When we spoke to Francois Sarkozy of FSNB about the comparative competitiveness of the French pharmaceutical sector, he noted that France demonstrates great entrepreneurial potential (huge numbers of biotech start-ups) but never manages to fulfill this potential due to the lack of a supportive environment to bring innovations to commercialization. Do you agree with this assessment and do you see any signs of this changing in the light of recent developments, such as France’s Minister for the Economy, Industry and Digital Affairs Emmanuel Macron “La French Tech” initiative?

Historically, French healthcare and drug landscape have typically been large in volume and low in prices. The chemical industry and pharmaceutical industry grew significantly in France due to the size of population and our national health system, which favored broad consumption of new drugs being launched. The national health system can no longer sustain demand which is by nature infinite since it does happen to have a limited budget. The idea that healthcare is a universal and publically funded good is being strongly challenged. As a consequence, economic assessment of new compounds is being revisited. Looking at a “cost plus” dimension or setting “pay-for-performance” schemes for pharmaceutical companies are systems that can be used by the regulator to help evaluate innovation for companies.

We have an excellent education system and the academic background in France is very strong. But we need to look at what can be changed or fixed in our national health system, although fixing this issue may have repercussions. France does have the right assets to be able to take the country’s pharma market to the next level, but to be able to do this we should invest further into innovative ideas and tactics for the market. Since the country has a history of low prices and a rather lengthy and unstable / unpredictable market access landscape, it can make the idea of the country a less favorable place for business. We need to look at how we can be more competitive, rather than only focusing on how we can challenge reimbursement or price of new drugs as a short-term cost containment driver.

How can the French pharmaceutical sector become more competitive? Your own CEO, Charles-Édouard Bouée, recently wrote an article in Harvard Business Manager entitled, ‘Mind over Muscle,’ suggesting that European mid-cap firms should stop trying to emulate their US counterparts and instead start playing to their traditional strengths: versatility, capacity for collaboration, and profound understanding of industrial value creation.

Half of the top ten pharmaceutical players are American companies. The reason that they were able to grow so quickly is because of the sheer size of their home market and level of innovation. However, it must be said that the European market is just as big as the American market. Companies like Sanofi, GSK and Astra Zeneca were nurtured in the European market and in turn were able to grow. We should stop looking at the local capacity and start branching out further regionally in order to grow inside Europe, with a unique ability to understand and cope with the inherent complexity of multiple market situations across Europe. Moreover, the perception of European companies is very strong in emerging markets, but these markets require a different type of business model. Leveraging existing assets “in-house” but also collaboration across academic and industrial players, European pharma players can be much efficient in making “Pharma 4.0” happen.
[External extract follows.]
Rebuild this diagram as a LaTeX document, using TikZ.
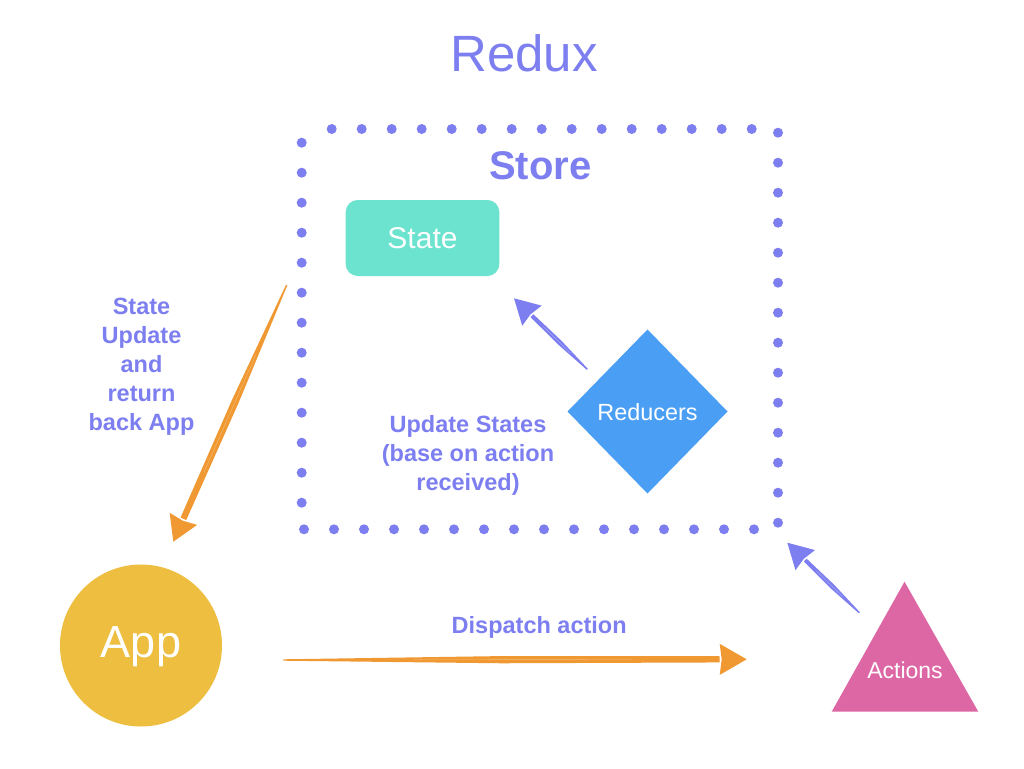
\documentclass[tikz,border=0pt]{standalone}
\usepackage{fontspec}
\setmainfont{Liberation Sans}
\usetikzlibrary{calc}
\definecolor{periw}{RGB}{125,127,240}
\definecolor{teal}{RGB}{107,227,207}
\definecolor{rblue}{RGB}{74,159,245}
\definecolor{rpink}{RGB}{221,103,165}
\definecolor{ryellow}{RGB}{237,190,63}
\definecolor{rorange}{RGB}{240,152,50}
% sketchy arrow: #1 colour, #2 from, #3 to, #4 head length, #5 head half width, #6 shaft half width
\newcommand\skarrow[6]{%
  \coordinate (skH) at ($(#3)!#4pt!(#2)$);
  \coordinate (skM) at ($(#2)!0.5!(skH)$);
  \fill[#1] ($(#2)!0.7pt!90:(#3)$) -- ($(skM)!#6pt!-90:(#2)$) -- ($(skH)!#6pt-0.5pt!-90:(#2)$) -- ($(skH)!#6pt-0.5pt!90:(#2)$) -- ($(skM)!#6pt!90:(#2)$) -- ($(#2)!0.7pt!-90:(#3)$) -- cycle;
  \draw[white, line width=0.4pt, opacity=0.35] ($(#2)!0.3!(skH)$) -- ($(#2)!0.8!(skH)$);
  \fill[#1] ($(skH)!#5pt!-90:(#2)$) -- (#3) -- ($(skH)!#5pt!90:(#2)$) -- ($(skH)!2pt!(#3)$) -- cycle;
}
\begin{document}
\begin{tikzpicture}[x=1pt,y=-1pt,
  lbl/.style={text=periw, font=\bfseries\fontsize{23.5}{29}\selectfont, align=center, inner sep=0pt},
  dotc/.style={fill=periw},
  wtext/.style={text=white, inner sep=0pt}]
\useasboundingbox[fill=white] (0,0) rectangle (1024,768);

% title
\node[text=periw, font=\fontsize{51}{51}\selectfont, anchor=base, inner sep=0pt] (title) at (524,71.7) {Redux};

% dotted store boundary
\foreach \k in {0,...,14} \fill[dotc] (331.7+30*\k,129) circle (5);
\foreach \k in {0,...,13} \fill[dotc] (778,132.7+30*\k) circle (5);
\foreach \k in {0,...,15} \fill[dotc] (304+30*\k,529.3) circle (5);
\foreach \k in {0,...,12} \fill[dotc] (301.7,142.7+30*\k) circle (5);
\node[text=periw, font=\bfseries\fontsize{40}{40}\selectfont, anchor=base, inner sep=0pt] (store) at (540.3,179.3) {Store};

% state
\node[fill=teal, rounded corners=12pt, minimum width=153.6pt, minimum height=76pt, inner sep=0pt,
      text=white, font=\fontsize{30}{30}\selectfont] (state) at (422.5,238) {State};

% reducers
\fill[rblue] (647.5,329.5) -- (727.5,411.5) -- (647.5,493.5) -- (567.5,411.5) -- cycle;
\node[wtext, font=\fontsize{23.4}{23.4}\selectfont] (reducers) at (647.5,412.5) {Reducers};

% app
\fill[ryellow] (141,645.5) circle (81);
\node[wtext, font=\fontsize{45}{45}\selectfont] (app) at (141,646.5) {App};

% actions
\fill[rpink] (904.5,581.7) -- (978.3,711.7) -- (831.7,711.7) -- cycle;
\node[wtext, font=\fontsize{23}{23}\selectfont] (actions) at (905,670.5) {Actions};

% labels
\node[lbl] (lblside) at (141.5,366.4) {State\\Update\\and\\return\\back App};
\node[lbl] (lblupd) at (468,455.3) {Update States\\(base on action\\received)};
\node[lbl, anchor=base] (lbldisp) at (539.2,633.3) {Dispatch action};

% connector end points
\coordinate (redFrom) at (587.3,369.3);
\coordinate (stateTo) at (514,298.3);
\coordinate (actFrom) at (859.3,612.7);
\coordinate (storeTo) at (787.3,542.7);
\coordinate (storeFrom) at (286.7,285);
\coordinate (appTo) at (173.3,541.7);
\coordinate (appFrom) at (283.3,660);
\coordinate (actTo) at (746.7,659.3);

\skarrow{periw}{redFrom}{stateTo}{25}{14}{2.5}
\skarrow{periw}{actFrom}{storeTo}{25}{14}{2.5}
\skarrow{rorange}{storeFrom}{appTo}{25}{15}{3.6}
\skarrow{rorange}{appFrom}{actTo}{27}{15.5}{3.6}
\end{tikzpicture}
\end{document}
Please give us a few final words on Roland Berger France.

Roland Berger looks for ways to further foster innovation, since this is the primary source of value creation in the pharmaceutical industry. We need to focus on training the pharmaceutical industry and help support them to rethink their traditional business model. We should also prepare for the future and envision worst case scenarios. It might be favorable to assess hypothetical situations on whether large pharmaceutical companies would be able to manage their business if they had to cut prices in half.

As Andrew Witty of GSK recently remarked, “Why is it that the pharma industry is the only industry where prices tend to rise, when in all other industries prices tend to go down over time?” As an industry, we would do well to reflect on this.